@Pandora said in Coming Soon: Arx, After the Reckoning:
@Apos said in Coming Soon: Arx, After the Reckoning:
Same will hold true for any kind of social combat, where, 'tell me ur sekrits so u die' is pretty much the social equivalent of some dude standing outside of the newbie gardens spam killing people in a MUD.
Except isn't this exactly how the interrogation social combat worked on Firan? Not that anyone is holding Firan up as some paragon of coded system excellence by any means, but you can't quite claim that any social combat system will punish people for that kind of fuckery, because it was pretty much the status quo on the last L&L game we all knew and loved(to bitch about).
There's two distinctly different kind of social systems that people are really talking about, that have very different goals. The macro ones we took very light nudges towards (reputation, renown, prestige) and those will all be massively revamped- basically anything dealing with any NPCs at all have to come through a social lens, and how well someone will rule will largely depend either on their social skills, or the political and social characters helping them with that. That kind of, 'I want to sell the nameless NPCs on something' is something not many people have problems with, since even if characters are both trying to convince NPCs to do different things so it's effectively PvP, it still is at one divide.

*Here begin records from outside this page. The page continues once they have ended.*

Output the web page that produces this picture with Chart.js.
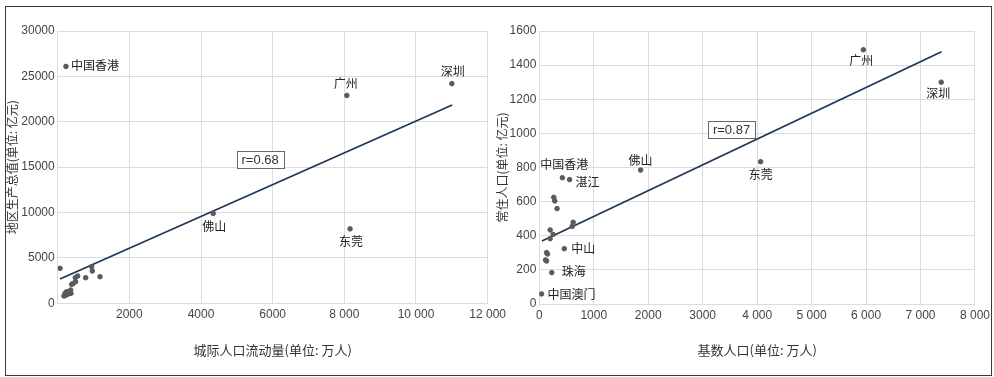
<!DOCTYPE html>
<html>
<head>
<meta charset="utf-8">
<script src="https://cdn.jsdelivr.net/npm/chart.js@4/dist/chart.umd.min.js"></script>
<style>
  html, body { margin: 0; padding: 0; background: #fff; }
  #wrap { position: relative; width: 994px; height: 377px; overflow: hidden; }
  #frame { position: absolute; left: 5px; top: 6px; width: 985px; height: 368px; border: 1px solid #3a3a3a; }
  canvas { position: absolute; top: 0; }
  #gdpChart { left: 0; }
  #popChart { left: 490px; }
</style>
</head>
<body>
<div id="wrap">
  <div id="frame"></div>
  <canvas id="gdpChart" width="510" height="377"></canvas>
  <canvas id="popChart" width="504" height="377"></canvas>
</div>
<script>
// left: 城际人口流动量 vs 地区生产总值
const flowNames = ['中国香港', '深圳', '广州', '佛山', '东莞', '', '', '', '', '', '', '', '', '', '', '', '', '', '', '', '', ''];
const flowValues = [230, 11000, 8070, 4340, 8160, 65, 948, 966, 1180, 780, 557, 492, 500, 437, 390, 362, 371, 250, 204, 176, 296, 230];
const gdpValues = [26100, 24200, 22900, 9900, 8200, 3850, 4030, 3560, 2930, 2820, 3010, 2820, 2380, 2200, 2090, 1465, 1100, 1280, 1100, 800, 1025, 900];
const flowTrendX = [64, 11010];
const flowTrendY = [2680, 21850];
const flowTicks = ['', '2000', '4000', '6000', '8 000', '10 000', '12 000'];

// right: 基数人口 vs 常住人口
const baseNames = ['广州', '深圳', '东莞', '佛山', '中国香港', '湛江', '', '', '', '', '', '', '', '', '', '', '', '', '中山', '珠海', '中国澳门'];
const baseValues = [5950, 7380, 4064, 1860, 423, 556, 266, 284, 326, 622, 604, 199, 254, 199, 133, 151, 115, 133, 459, 229, 42];
const residentValues = [1490, 1300, 834, 785, 740, 729, 625, 604, 559, 479, 455, 434, 408, 383, 301, 293, 258, 252, 324, 184, 59];
const baseTrendX = [48, 7385];
const baseTrendY = [369, 1479];
const baseTicks = ['0', '1000', '2000', '3000', '4 000', '5 000', '6 000', '7 000', '8 000'];

const NUM_FONT = { family: "'Liberation Sans', Arial, sans-serif", size: 12 };
const CJK_FONT = "'Noto Sans CJK SC', 'Noto Sans', sans-serif";
const GRID = '#dcdcdc';

const pairs = (xs, ys) => xs.map((x, i) => ({ x, y: ys[i] }));

// where each city name sits relative to its point: [dx, dy, align]
const flowPlacement = {
  中国香港: [5, -1, 'left'],
  深圳: [1, -12, 'center'],
  广州: [-1, -12, 'center'],
  佛山: [1, 13, 'center'],
  东莞: [1, 13, 'center']
};
const basePlacement = {
  广州: [-2, 11, 'center'],
  深圳: [-3, 11, 'center'],
  东莞: [0, 13, 'center'],
  佛山: [0, -10, 'center'],
  中国香港: [2, -13, 'center'],
  湛江: [6, 3, 'left'],
  中山: [7, 0, 'left'],
  珠海: [10, -1, 'left'],
  中国澳门: [6, 1, 'left']
};

const cityLabels = {
  id: 'cityLabels',
  afterDatasetsDraw(chart, args, opts) {
    const { ctx } = chart;
    const meta = chart.getDatasetMeta(0);
    ctx.save();
    ctx.font = `12px ${CJK_FONT}`;
    ctx.fillStyle = '#222';
    ctx.textBaseline = 'middle';
    opts.names.forEach((name, i) => {
      if (!name) return;
      const p = opts.placement[name];
      const el = meta.data[i];
      ctx.textAlign = p[2];
      ctx.fillText(name, el.x + p[0], el.y + p[1]);
    });
    ctx.restore();
  }
};

const rBox = {
  id: 'rBox',
  afterDatasetsDraw(chart, args, opts) {
    const { ctx, scales } = chart;
    const cx = scales.x.getPixelForValue(opts.x);
    const cy = scales.y.getPixelForValue(opts.y);
    const w = 47;
    const h = 17;
    ctx.save();
    ctx.fillStyle = '#fff';
    ctx.strokeStyle = '#666';
    ctx.lineWidth = 1;
    ctx.fillRect(Math.round(cx - w / 2), Math.round(cy - h / 2), w, h);
    ctx.strokeRect(Math.round(cx - w / 2) + 0.5, Math.round(cy - h / 2) + 0.5, w, h);
    ctx.font = Chart.helpers.toFont({ family: NUM_FONT.family, size: 13 }).string;
    ctx.fillStyle = '#333';
    ctx.textAlign = 'center';
    ctx.textBaseline = 'middle';
    ctx.fillText(opts.text, cx, cy + 1);
    ctx.restore();
  }
};

function makeChart(id, cfg) {
  // eslint-disable-next-line no-new
  new Chart(document.getElementById(id), {
    type: 'scatter',
    data: {
      datasets: [{
        data: pairs(cfg.xs, cfg.ys),
        backgroundColor: '#5a5a5a',
        borderColor: '#5a5a5a',
        pointRadius: 2.3,
        pointHoverRadius: 2.3
      }, {
        type: 'line',
        data: pairs(cfg.trendX, cfg.trendY),
        borderColor: '#1d3557',
        borderWidth: 1.7,
        pointRadius: 0,
        fill: false
      }]
    },
    plugins: [cityLabels, rBox],
    options: {
      responsive: false,
      animation: false,
      devicePixelRatio: 1,
      layout: { padding: cfg.padding },
      plugins: {
        legend: { display: false },
        tooltip: { enabled: false },
        cityLabels: { names: cfg.names, placement: cfg.placement },
        rBox: cfg.rBox
      },
      scales: {
        x: {
          type: 'linear',
          min: 0,
          max: cfg.xMax,
          grid: { color: GRID, drawTicks: false },
          border: { color: GRID },
          afterFit(scale) { scale.height = cfg.xHeight; },
          afterBuildTicks(scale) {
            scale.ticks = cfg.xTicks.map((t, i) => ({ value: i * cfg.xStep }));
          },
          ticks: {
            autoSkip: false,
            maxRotation: 0,
            padding: 4,
            color: '#444',
            font: NUM_FONT,
            callback: (v, i) => cfg.xTicks[i]
          },
          title: {
            display: true,
            text: cfg.xTitle,
            color: '#333',
            font: { family: CJK_FONT, size: 13 },
            padding: { top: 0, bottom: 19 }
          }
        },
        y: {
          type: 'linear',
          min: 0,
          max: cfg.yMax,
          grid: { color: GRID, drawTicks: false },
          border: { color: GRID },
          afterFit(scale) { scale.width = cfg.yWidth; },
          ticks: {
            stepSize: cfg.yStep,
            padding: 3,
            color: '#444',
            font: NUM_FONT,
            callback: (v) => String(v)
          },
          title: {
            display: true,
            text: cfg.yTitle,
            color: '#333',
            font: { family: CJK_FONT, size: 12 },
            padding: { top: cfg.yTitlePad, bottom: 0 }
          }
        }
      }
    }
  });
}

makeChart('gdpChart', {
  xs: flowValues,
  ys: gdpValues,
  names: flowNames,
  placement: flowPlacement,
  trendX: flowTrendX,
  trendY: flowTrendY,
  xTicks: flowTicks,
  xStep: 2000,
  xMax: 12000,
  yMax: 30000,
  yStep: 5000,
  xTitle: '城际人口流动量(单位: 万人)',
  yTitle: '地区生产总值(单位: 亿元)',
  padding: { top: 31, right: 21.7, left: 0, bottom: 0 },
  yWidth: 57.7,
  xHeight: 73.7,
  yTitlePad: 5,
  rBox: { x: 5650, y: 15820, text: 'r=0.68' }
});

makeChart('popChart', {
  xs: baseValues,
  ys: residentValues,
  names: baseNames,
  placement: basePlacement,
  trendX: baseTrendX,
  trendY: baseTrendY,
  xTicks: baseTicks,
  xStep: 1000,
  xMax: 8000,
  yMax: 1600,
  yStep: 200,
  xTitle: '基数人口(单位: 万人)',
  yTitle: '常住人口(单位: 亿元)',
  padding: { top: 31, right: 13, left: 0, bottom: 0 },
  yWidth: 49.3,
  xHeight: 73,
  yTitlePad: 5,
  rBox: { x: 3530, y: 1025, text: 'r=0.87' }
});
</script>
</body>
</html>
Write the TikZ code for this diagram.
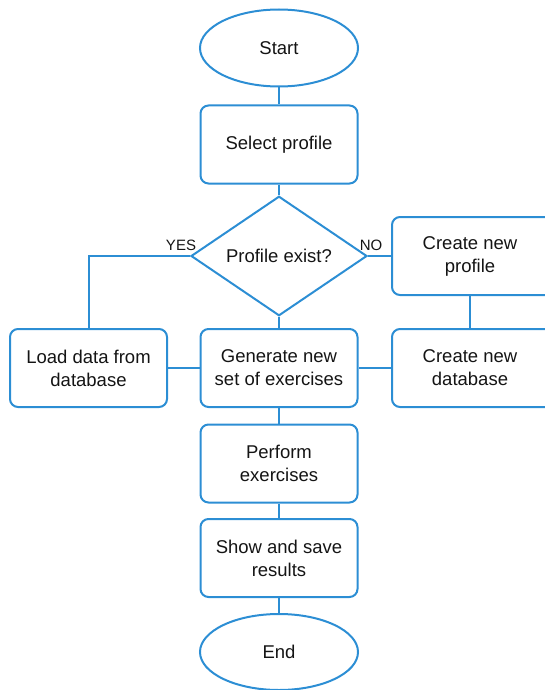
\documentclass[tikz,border=0pt]{standalone}
\usepackage{fontspec}
\setmainfont{Liberation Sans}
\usetikzlibrary{shapes.geometric}
\definecolor{fcblue}{RGB}{44,142,212}
\definecolor{fctext}{RGB}{20,20,20}
\begin{document}
\begin{tikzpicture}[x=1pt,y=-1pt,
  box/.style={draw=fcblue, line width=2pt, rounded corners=8pt, minimum width=157pt, minimum height=78pt, align=center, font=\fontsize{18.5}{23}\selectfont, text=fctext, inner sep=0pt},
  term/.style={draw=fcblue, line width=2pt, ellipse, minimum width=158pt, minimum height=77pt, inner sep=0pt, font=\fontsize{18.5}{23}\selectfont, text=fctext},
  dec/.style={draw=fcblue, line width=2pt, diamond, minimum width=176pt, minimum height=112pt, inner sep=0pt, font=\fontsize{18.5}{23}\selectfont, text=fctext},
  conn/.style={draw=fcblue, line width=2pt},
  lab/.style={font=\fontsize{15}{17}\selectfont, text=fctext, inner sep=0pt}]
\useasboundingbox (0,0) rectangle (544,690);
\node[term] (start) at (279,48) {Start};
\node[box] (select) at (279,144.5) {Select profile};
\node[dec] (dia) at (279,256) {Profile exist?};
\node[box] (gen) at (279,368) {Generate new\\set of exercises};
\node[box] (load) at (88.5,368) {Load data from\\database};
\node[box, minimum width=190pt] (cprof) at (487,256) {Create new\kern34pt\\profile\kern34pt};
\node[box, minimum width=190pt] (cdb) at (487,368) {Create new\kern34pt\\database\kern34pt};
\node[box] (perform) at (279,463.5) {Perform\\exercises};
\node[box] (show) at (279,558) {Show and save\\results};
\node[term, minimum height=76pt] (end) at (279,652) {End};
\node[lab] (yes) at (181,245) {YES};
\node[lab] (no) at (371,245) {NO};
\coordinate (vtop) at ([xshift=-17pt]cprof.south);
\coordinate (vbot) at ([xshift=-17pt]cdb.north);
\draw[conn] (start) -- (select);
\draw[conn] (select) -- (dia);
\draw[conn] (dia) -- (gen);
\draw[conn] (dia.west) -| (load.north);
\draw[conn] (dia.east) -- (cprof.west);
\draw[conn] (vtop) -- (vbot);
\draw[conn] (load) -- (gen);
\draw[conn] (cdb.west) -- (gen.east);
\draw[conn] (gen) -- (perform);
\draw[conn] (perform) -- (show);
\draw[conn] (show) -- (end);
\end{tikzpicture}
\end{document}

The really fucked up, 'tell me a secret that is suicidal' is the kind of social combat that a lot of people justifiably have huge gut rejections of, because they've seen the gigantic abuse cases there which just completely remove autonomy. Simply put, no social combat system should ever allow any kind of absurd situations that is wildly out of character and self-destructive for them- it just doesn't make sense. I vastly prefer buy in and carrot approaches to things like that, and though yeah I need to make sure social characters have teeth and have plenty of ideas about that, no charming stranger at a bar is going to talk a calm, rational person into cutting their own throat because it seemed like a good idea at the time. One reason so many people had such a problem with Custodius oocly is because he tended to try to sell other players oocly into a direction for their own characters that was wantonly self-destructive by taking advantage of ooc thematic ignorance combined with staff indifference or active collaboration in other games. That's actually a design flaw that isn't really addressed so much- characters should always be representative of actual people, they shouldn't really be permitted to take actions that are so self-destructive they make absolutely no sense in the context of the story, and are a result of ooc collusion or ignorance. And I carry that same philosophy on social combat or anything else in the game- if some rational, calm character has no good reason their happy guy wants to self-destruct, and it is purely ooc motivated, it can't be permitted.
Virtually every game will let player characters walk off that bridge, because they don't want to impede player agency over their characters, -even if- it makes no sense whatsoever. I say that's bullshit, and bad for collaborative games. It makes a shared story worse when you allow the absurd, even if it is purely self-destruction that can't be explained or rationalized.